This is my first ever Think Tank Prayer on a laptop, and I am so privileged to pray for Rachel with this new tool. This is as exciting as ever because I can never ever get my hands aching – unlike when I’m writing.
God I do pray for Rachel, I really do… She is such an inspiring person in my life, such a beautiful creature Lord. I know her heart, I know it so well – it is kind, precious, innocent yet so firm and strong in you. She really reflects some attributes that I actually envy at times. I feel like during high school, that was the main reason why I was so cold and harsh – due to envy. She’s really great and of course you would know because she is your daughter.
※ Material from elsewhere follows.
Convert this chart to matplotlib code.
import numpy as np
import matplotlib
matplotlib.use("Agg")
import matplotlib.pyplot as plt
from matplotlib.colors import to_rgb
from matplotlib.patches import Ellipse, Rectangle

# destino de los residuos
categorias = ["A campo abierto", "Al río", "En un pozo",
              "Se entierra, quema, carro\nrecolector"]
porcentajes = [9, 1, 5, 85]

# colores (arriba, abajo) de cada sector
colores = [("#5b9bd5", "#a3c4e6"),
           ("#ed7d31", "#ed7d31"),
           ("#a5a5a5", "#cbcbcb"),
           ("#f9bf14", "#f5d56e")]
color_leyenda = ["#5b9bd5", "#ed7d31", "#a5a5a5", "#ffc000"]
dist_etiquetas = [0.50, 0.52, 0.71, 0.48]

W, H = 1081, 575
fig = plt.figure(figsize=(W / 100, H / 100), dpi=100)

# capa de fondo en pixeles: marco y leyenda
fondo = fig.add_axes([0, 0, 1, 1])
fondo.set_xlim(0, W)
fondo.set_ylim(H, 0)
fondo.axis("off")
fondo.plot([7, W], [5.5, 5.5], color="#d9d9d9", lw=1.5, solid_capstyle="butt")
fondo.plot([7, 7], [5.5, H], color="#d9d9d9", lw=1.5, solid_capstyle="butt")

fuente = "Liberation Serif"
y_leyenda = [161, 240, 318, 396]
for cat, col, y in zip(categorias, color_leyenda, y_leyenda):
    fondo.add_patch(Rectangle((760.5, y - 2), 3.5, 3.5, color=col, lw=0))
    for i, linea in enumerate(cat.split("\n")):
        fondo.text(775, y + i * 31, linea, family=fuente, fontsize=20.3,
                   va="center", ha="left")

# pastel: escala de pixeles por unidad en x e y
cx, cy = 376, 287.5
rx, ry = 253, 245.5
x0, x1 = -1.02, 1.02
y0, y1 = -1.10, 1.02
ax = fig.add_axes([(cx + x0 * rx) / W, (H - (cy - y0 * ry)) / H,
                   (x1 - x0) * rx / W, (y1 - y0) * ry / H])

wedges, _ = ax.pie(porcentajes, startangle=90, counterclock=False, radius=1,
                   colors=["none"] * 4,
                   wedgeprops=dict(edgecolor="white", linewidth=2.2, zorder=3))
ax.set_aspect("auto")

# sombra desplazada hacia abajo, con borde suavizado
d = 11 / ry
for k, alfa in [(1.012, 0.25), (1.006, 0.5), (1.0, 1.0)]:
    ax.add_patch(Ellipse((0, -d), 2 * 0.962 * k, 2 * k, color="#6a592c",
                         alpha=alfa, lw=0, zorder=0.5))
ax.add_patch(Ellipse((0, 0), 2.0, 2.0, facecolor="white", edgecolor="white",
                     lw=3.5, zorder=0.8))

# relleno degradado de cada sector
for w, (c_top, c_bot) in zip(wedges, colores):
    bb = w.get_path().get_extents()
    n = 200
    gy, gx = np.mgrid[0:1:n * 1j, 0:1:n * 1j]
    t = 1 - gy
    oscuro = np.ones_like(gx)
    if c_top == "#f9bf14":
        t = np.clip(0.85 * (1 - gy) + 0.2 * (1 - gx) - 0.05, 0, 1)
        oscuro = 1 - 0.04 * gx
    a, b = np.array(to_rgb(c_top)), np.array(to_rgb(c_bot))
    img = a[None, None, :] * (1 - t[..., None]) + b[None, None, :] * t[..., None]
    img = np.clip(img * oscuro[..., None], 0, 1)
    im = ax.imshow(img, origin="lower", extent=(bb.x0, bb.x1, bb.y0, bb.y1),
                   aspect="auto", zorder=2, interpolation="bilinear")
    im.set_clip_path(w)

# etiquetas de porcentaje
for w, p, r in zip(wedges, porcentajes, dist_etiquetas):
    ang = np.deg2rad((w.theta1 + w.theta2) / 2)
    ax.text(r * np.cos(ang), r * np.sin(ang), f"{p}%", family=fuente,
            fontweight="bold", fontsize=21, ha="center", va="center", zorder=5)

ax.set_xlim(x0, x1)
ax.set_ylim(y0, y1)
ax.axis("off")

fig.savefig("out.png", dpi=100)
Lord I am so thankful that you kept us together for so long – that you have given us the taste of the harsh developments of a true sister in Christ. I absolutely love spending time with her, and sharing with her of our struggles in life, our walk with you.. etc. Although i do sometimes have an extremely heavy heart – as I don’t deserve a sister like her, I pray that you will help me God in forgiving myself, and allowing her to forgive me, if she hasn’t so already.
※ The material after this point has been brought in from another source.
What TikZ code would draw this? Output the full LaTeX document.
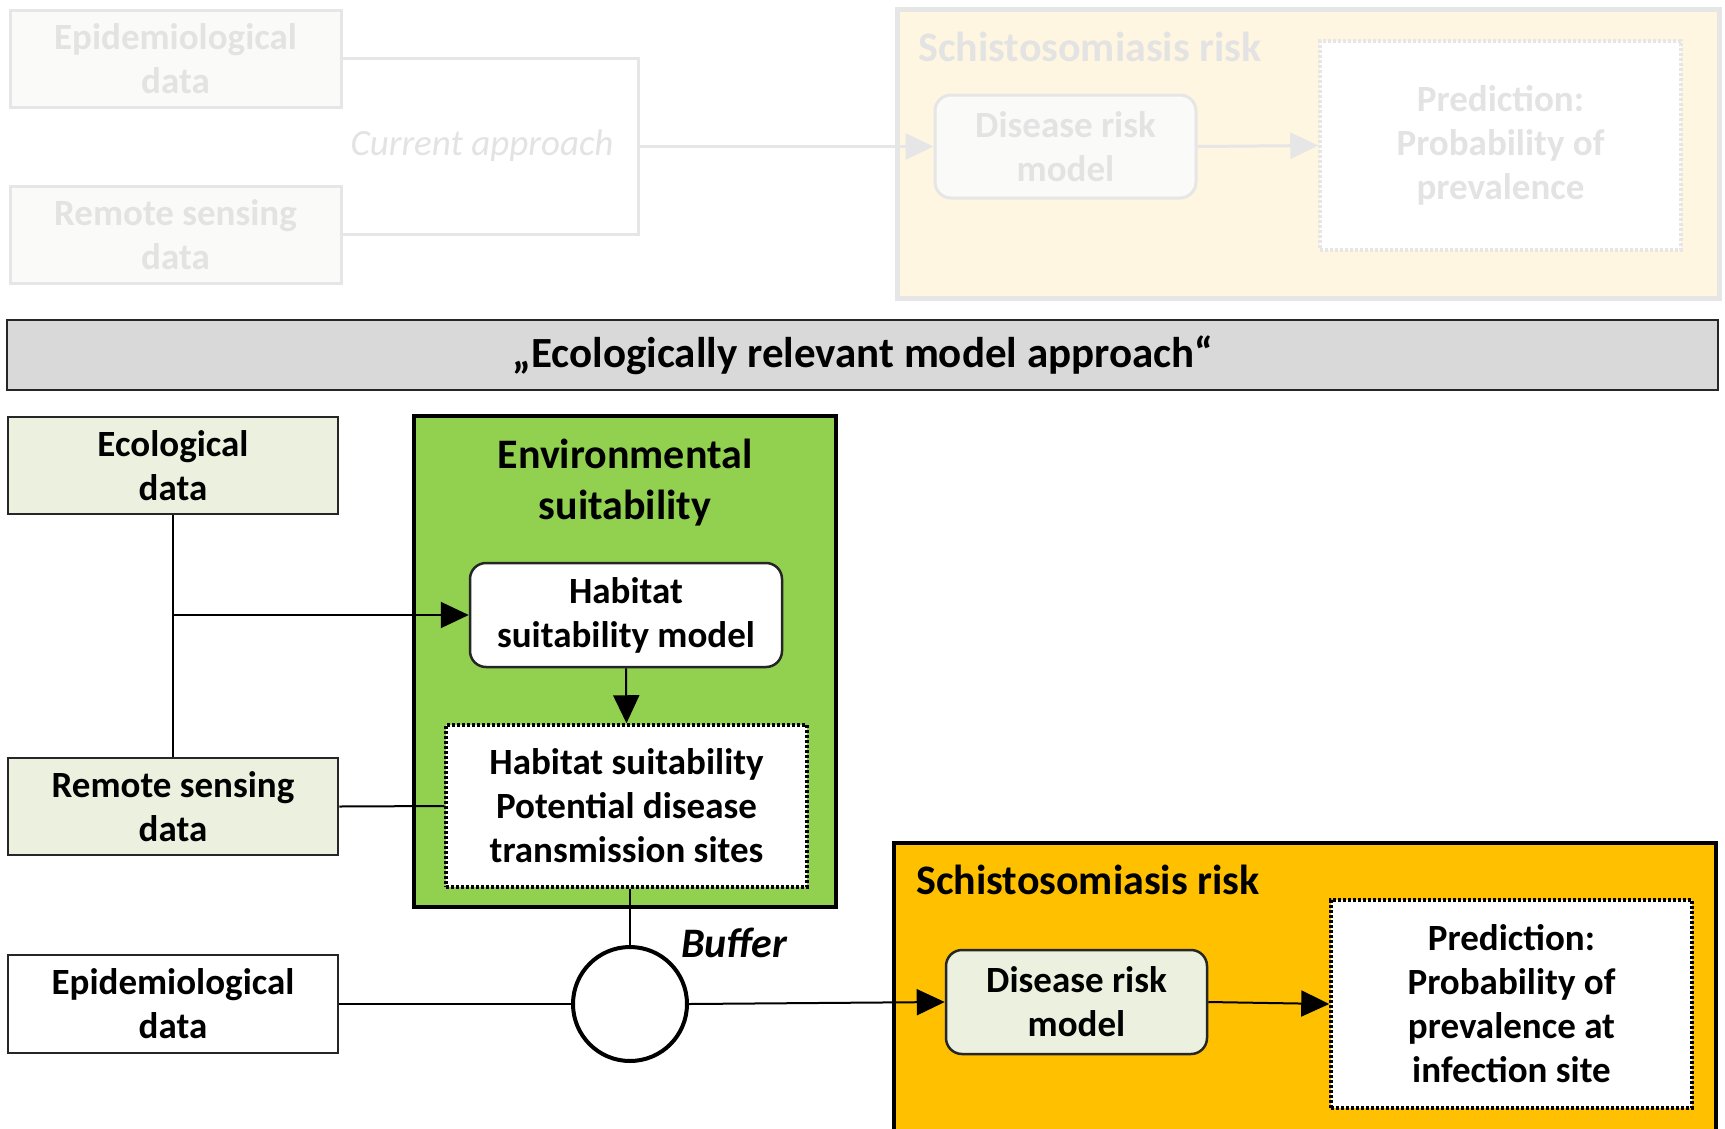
\documentclass[tikz,border=0pt]{standalone}
\usepackage{fontspec}
\setmainfont{Carlito}
\usetikzlibrary{arrows.meta,shapes.geometric}
\definecolor{envgreen}{HTML}{92D050}
\definecolor{riskorange}{HTML}{FFC000}
\definecolor{palegreen}{HTML}{EBF1DE}
\definecolor{bannergray}{HTML}{D9D9D9}
\definecolor{fadetext}{HTML}{E3E3E3}
\definecolor{fadeline}{HTML}{E6E6E6}
\definecolor{fadefill}{HTML}{FAFAF8}
\definecolor{fadeyellow}{HTML}{FFF6E1}
\tikzset{
  x=1pt, y=-1pt,
  txt/.style={font=\fontsize{37}{44}\selectfont\bfseries, align=center, inner sep=0pt},
  ttl/.style={font=\fontsize{42}{50}\selectfont\bfseries, align=center, inner sep=0pt},
  databox/.style={txt, draw=black!85, line width=2.5pt, minimum width=330pt, minimum height=97pt},
  roundbox/.style={databox, rounded corners=16pt},
  dotbox/.style={txt, draw=black, fill=white, line width=3.5pt, dash pattern=on 3pt off 2pt},
  conn/.style={line width=2pt, draw=black},
  arr/.style={conn, -{Triangle[length=28pt,width=26pt]}},
  fadebox/.style={txt, text=fadetext, draw=fadeline, fill=fadefill, line width=3pt},
  fconn/.style={line width=3pt, draw=fadeline},
  farr/.style={fconn, -{Triangle[length=28pt,width=26pt]}},
}
\begin{document}
\begin{tikzpicture}
\useasboundingbox (0,0) rectangle (1725,1128);
\fill[white] (0,0) rectangle (1725,1128);

% ---------- faded top: current approach ----------
\node[fadebox, minimum width=331pt, minimum height=97pt] (epiTop) at (175.5,58.5) {Epidemiological\\data};
\node[fadebox, minimum width=331pt, minimum height=97pt] (rsTop) at (175.5,234.5) {Remote sensing\\data};
\node[draw=fadeline, fill=fadeyellow, line width=5pt, minimum width=822pt, minimum height=289pt, inner sep=0pt] (yelTop) at (1308,153.5) {};
\node[ttl, text=fadetext, anchor=west] (schTop) at (918,47) {Schistosomiasis risk};
\node[fadebox, rounded corners=16pt, minimum width=261pt, minimum height=103pt] (drmTop) at (1065.5,146.5) {Disease risk\\model};
\node[txt, text=fadetext, draw=fadeline, fill=white, line width=3.5pt, dash pattern=on 3pt off 2pt, minimum width=361pt, minimum height=209pt] (predTop) at (1500.5,145.5) {Prediction:\\Probability of\\prevalence};
\coordinate (jTop) at (638,146.5);
\draw[fconn] (epiTop.east) -| (jTop);
\draw[fconn] (rsTop.east) -| (jTop);
\draw[farr] (jTop) -- (drmTop.west);
\draw[farr] (drmTop.east) -- (predTop.west);
\node[font=\fontsize{37}{44}\selectfont\itshape, text=fadetext, fill=white, inner sep=2pt] (curr) at (482,146) {Current approach};

% ---------- banner ----------
\node[txt, fill=bannergray, draw=black!85, line width=2.5pt, minimum width=1711pt, minimum height=70pt, font=\fontsize{43}{50}\selectfont\bfseries] (banner) at (862.5,355) {„Ecologically relevant model approach“};

% ---------- environmental suitability ----------
\node[draw=black, fill=envgreen, line width=4.5pt, minimum width=422pt, minimum height=491pt, inner sep=0pt] (green) at (625,661.5) {};
\node[ttl, font=\fontsize{42}{51}\selectfont\bfseries] (envTitle) at (625,483) {Environmental\\suitability};
\node[roundbox, fill=white, minimum width=312pt, minimum height=104pt] (hsm) at (626,615) {Habitat\\suitability model};
\node[dotbox, minimum width=361pt, minimum height=162pt] (hsd) at (626.5,806) {Habitat suitability\\Potential disease\\transmission sites};

\node[databox, fill=palegreen] (eco) at (173,465.5) {Ecological\\data};
\node[databox, fill=palegreen] (rs) at (173,806.5) {Remote sensing\\data};
\node[databox, fill=white, minimum height=98pt] (epi) at (173,1004) {Epidemiological\\data};

\draw[conn] (eco.south) -- (rs.north);
\draw[arr] (eco.south |- hsm.west) -- (hsm.west);
\draw[conn] (rs.east) -- (hsd.west);
\draw[arr] (hsm.south) -- (hsd.north);

% ---------- buffer ----------
\node[circle, draw=black, line width=4pt, fill=white, minimum size=114pt, inner sep=0pt] (buf) at (630,1004) {};
\draw[conn] (buf.north) -- (buf.north |- hsd.south);
\node[font=\fontsize{42}{50}\selectfont\bfseries\itshape, inner sep=0pt] (buflabel) at (734,943) {Buffer};
\draw[conn] (epi.east) -- (buf.west);

% ---------- schistosomiasis risk ----------
\node[draw=black, fill=riskorange, line width=4.5pt, minimum width=822pt, minimum height=310pt, inner sep=0pt] (orange) at (1305,998) {};
\node[ttl, anchor=west] (schTitle) at (916,880) {Schistosomiasis risk};
\node[roundbox, fill=palegreen, minimum width=261pt, minimum height=104pt] (drm) at (1076.5,1002) {Disease risk\\model};
\node[dotbox, minimum width=361pt, minimum height=208pt] (pred) at (1511.5,1004) {Prediction:\\Probability of\\prevalence at\\infection site};
\draw[arr] (buf.east) -- (drm.west);
\draw[arr] (drm.east) -- (pred.west);
\end{tikzpicture}
\end{document}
I believe that in our age now, we are so welcomed by all the impurities of this world, this limited sinful place we live in. We as humans become driven to what we can actually see, what we can have tangibly in our hands – rather than having true sturdy faith. I believe that you will bless Rachel in giving her strength to never let go of you , and to never strive for anything LESS than you. I pray that as she grows, wherever You take her, I pray that she will grow to become a strong, passionate lover for you Lord. I can only pray for this, as I would pray for myself – in pure love and hope for the future days to come. I only think its fair to say that living in this world is dangerous, and sometimes it can be really scary too. There’s so many things happening in this world, and our security is so little. Satan comes to steal and attack at the dead of night, but funnily enough – even during the days, right before our eyes. I just pray that Rachel will be able to cling on to you during her struggles, her trials and temptations also. That she will turn to you in prayer and petition, in meditating the word rather than focusing on the limited things in this world that could bring you happiness, not joy.
See the difference between happiness and joy is that happiness is of this world – limited pleasures, and joy is the true everlasting pleasure we find in you – complete adoration. I pray that in Rachel’s life, as she walks closer to you, she will grow to become your true sheep, and find everlasting joy in you.
Lord I pray for Rachel, because I care and because I desire the best for her. However I also know that you are in control, that you have the true ultimate heart for her. I pray for Rachel, from the bottom of my heart.